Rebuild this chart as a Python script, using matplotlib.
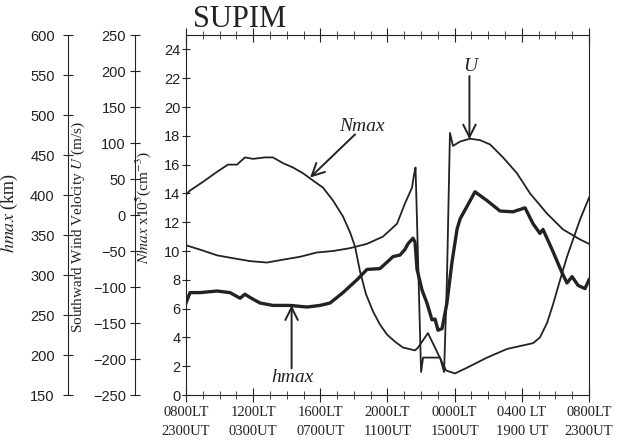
import numpy as np
import matplotlib.pyplot as plt
from matplotlib.ticker import MultipleLocator

# hours after 0800LT
nmax_hr = [0.0, 0.24, 1.01, 1.85, 2.50, 3.04, 3.51, 3.99, 4.71, 5.18, 5.78, 6.37, 6.97,
           7.56, 8.16, 8.76, 9.35, 9.77, 10.07, 10.36, 10.72, 11.14, 11.55, 11.97, 12.45,
           12.92, 13.64, 13.82, 14.41, 15.49, 16.02, 16.74, 17.93, 19.12, 19.89, 20.67,
           21.08, 21.50, 21.86, 22.28, 22.69, 23.05, 23.47, 24.0]
nmax = [13.9, 14.2, 14.8, 15.5, 16.0, 16.0, 16.5, 16.4, 16.5, 16.5, 16.1, 15.8, 15.4,
        14.9, 14.4, 13.5, 12.4, 11.3, 10.3, 8.6, 7.0, 5.8, 4.9, 4.2, 3.7,
        3.3, 3.1, 3.3, 4.3, 1.7, 1.5, 1.9, 2.6, 3.2, 3.4, 3.6,
        4.0, 5.0, 6.3, 8.0, 9.6, 10.8, 12.2, 13.7]  # x10^5 cm^-3

u_hr = [0.0, 0.83, 1.85, 2.80, 3.81, 4.82, 5.78, 6.79, 7.80, 8.76, 9.77, 10.78, 11.73,
        12.57, 13.04, 13.46, 13.58, 13.67, 13.76, 14.00, 14.12, 15.13, 15.37, 15.54,
        15.72, 15.90, 16.32, 16.91, 17.51, 18.11, 18.88, 19.71, 20.49, 21.50, 22.45,
        23.47, 24.0]
u_wind = [-42, -48, -56, -60, -64, -66, -62, -58, -52, -50, -46, -40, -30,
          -12, 16, 38, 56, 66, -10, -218, -198, -198, -218, -90,
          114, 96, 102, 106, 104, 98, 80, 58, 30, 2, -20,
          -34, -40]  # m/s

h_hr = [0.0, 0.24, 0.83, 1.85, 2.62, 3.22, 3.51, 3.81, 4.41, 5.18, 6.19, 7.21, 7.98,
        8.58, 9.35, 10.18, 10.78, 11.55, 11.97, 12.33, 12.75, 13.04, 13.22, 13.52,
        13.64, 13.76, 14.06, 14.35, 14.65, 14.83, 15.01, 15.25, 15.54, 15.84, 16.14,
        16.32, 16.74, 17.21, 17.93, 18.70, 19.47, 20.19, 20.67, 21.08, 21.26, 21.80,
        22.39, 22.69, 22.99, 23.35, 23.76, 24.0]
hmax = [265, 278, 278, 280, 278, 271, 276, 272, 265, 262, 262, 260, 262,
        265, 278, 294, 307, 308, 316, 323, 325, 332, 339, 346,
        341, 307, 281, 265, 244, 245, 231, 233, 265, 316, 357,
        370, 386, 404, 393, 380, 379, 384, 364, 352, 357, 332,
        303, 290, 298, 287, 283, 294]  # km

xticks = [0, 4, 8, 12, 16, 20, 24]
xlabels = ['0800LT\n2300UT', '1200LT\n0300UT', '1600LT\n0700UT', '2000LT\n1100UT',
           '0000LT\n1500UT', '0400 LT\n1900 UT', '0800LT\n2300UT']

plt.rcParams['mathtext.fontset'] = 'stix'
serif = 'Liberation Serif'
sans = 'Liberation Sans'
ink = '#222222'

fig = plt.figure(figsize=(6.38, 4.46), dpi=100)
ax = fig.add_axes([0.2915, 0.1143, 0.6317, 0.8072])

ax.plot(nmax_hr, nmax, color=ink, lw=1.3)
ax.set_xlim(0, 24)
ax.set_ylim(0, 25)
ax.xaxis.set_major_locator(MultipleLocator(4))
ax.xaxis.set_minor_locator(MultipleLocator(1))
ax.set_xticks(xticks)
ax.set_xticklabels(xlabels, fontfamily=serif, fontsize=10.5, linespacing=1.6)
ax.set_yticks(np.arange(0, 25, 2))
ax.tick_params(axis='x', which='major', direction='inout', length=10, top=True, pad=3, colors=ink)
ax.tick_params(axis='x', which='minor', direction='inout', length=6, top=True, colors=ink)
ax.tick_params(axis='y', direction='inout', length=6, right=True, pad=1, labelsize=10.5, colors=ink)
for t in ax.get_yticklabels():
    t.set_fontfamily(sans)
for s in ax.spines.values():
    s.set_color(ink)
ax.set_ylabel(r'$\mathit{Nmax}$ x10$^5$(cm$^{-3}$)', fontfamily=serif, fontsize=11, color=ink)
ax.yaxis.set_label_coords(-0.082, 0.52)

# U axis
axU = ax.twinx()
axU.plot(u_hr, u_wind, color=ink, lw=1.3)
axU.set_ylim(-250, 250)
axU.yaxis.set_ticks_position('left')
axU.yaxis.set_label_position('left')
axU.spines['left'].set_visible(True)
axU.spines['left'].set_position(('outward', 36.7))
axU.spines['left'].set_color(ink)
for s in ['right', 'top', 'bottom']:
    axU.spines[s].set_visible(False)
axU.set_yticks(np.arange(-250, 251, 50))
axU.tick_params(axis='y', direction='inout', length=7, pad=3, labelsize=10.5, colors=ink)
for t in axU.get_yticklabels():
    t.set_fontfamily(sans)
axU.set_ylabel(r'Southward Wind Velocity $\mathit{U}$ (m/s)', fontfamily=serif, fontsize=11, color=ink)
axU.yaxis.set_label_coords(-0.2457, 0.468)

# hmax axis
axH = ax.twinx()
axH.plot(h_hr, hmax, color=ink, lw=2.4)
axH.set_ylim(150, 600)
axH.yaxis.set_ticks_position('left')
axH.yaxis.set_label_position('left')
axH.spines['left'].set_visible(True)
axH.spines['left'].set_position(('outward', 85))
axH.spines['left'].set_color(ink)
for s in ['right', 'top', 'bottom']:
    axH.spines[s].set_visible(False)
axH.set_yticks(np.arange(150, 601, 50))
axH.tick_params(axis='y', direction='inout', length=7, pad=6, labelsize=10.5, colors=ink)
for t in axH.get_yticklabels():
    t.set_fontfamily(sans)
axH.set_ylabel(r'$\mathit{hmax}$ (km)', fontfamily=serif, fontsize=13, color=ink)
axH.yaxis.set_label_coords(-0.412, 0.504)

# annotations (in Nmax/hours coordinates)
arrow = dict(arrowstyle='->, head_length=0.9, head_width=0.45', lw=1.4, color=ink,
             shrinkA=0, shrinkB=0)
axH.annotate('', xy=(7.39, 15.1), xytext=(10.07, 18.1), xycoords=ax.transData,
             textcoords=ax.transData, arrowprops=arrow)
axH.text(10.48, 18.34, 'Nmax', transform=ax.transData, ha='center', va='baseline',
         fontfamily=serif, style='italic', fontsize=14, color=ink)
axH.annotate('', xy=(16.88, 17.76), xytext=(16.88, 22.15), xycoords=ax.transData,
             textcoords=ax.transData, arrowprops=arrow)
axH.text(16.91, 22.5, 'U', transform=ax.transData, ha='center', va='baseline',
         fontfamily=serif, style='italic', fontsize=14, color=ink)
axH.annotate('', xy=(6.29, 6.23), xytext=(6.29, 1.85), xycoords=ax.transData,
             textcoords=ax.transData, arrowprops=arrow)
axH.text(6.31, 0.9, 'hmax', transform=ax.transData, ha='center', va='baseline',
         fontfamily=serif, style='italic', fontsize=14, color=ink)

fig.text(193 / 638, 1 - 27 / 446, 'SUPIM', ha='left', va='baseline',
         fontfamily=serif, fontsize=22, color=ink)

fig.savefig('out.png', dpi=100)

• WRITTEN REQUEST
Repeat the lines exactly as they stand, from the opening line of the data through the line with "from matplotlib.ticker import MultipleLocator". Pictures stay out of the copy.

• WRITTEN SOLUTION
Rebuild this chart as a Python script, using matplotlib.
import numpy as np
import matplotlib.pyplot as plt
from matplotlib.ticker import MultipleLocator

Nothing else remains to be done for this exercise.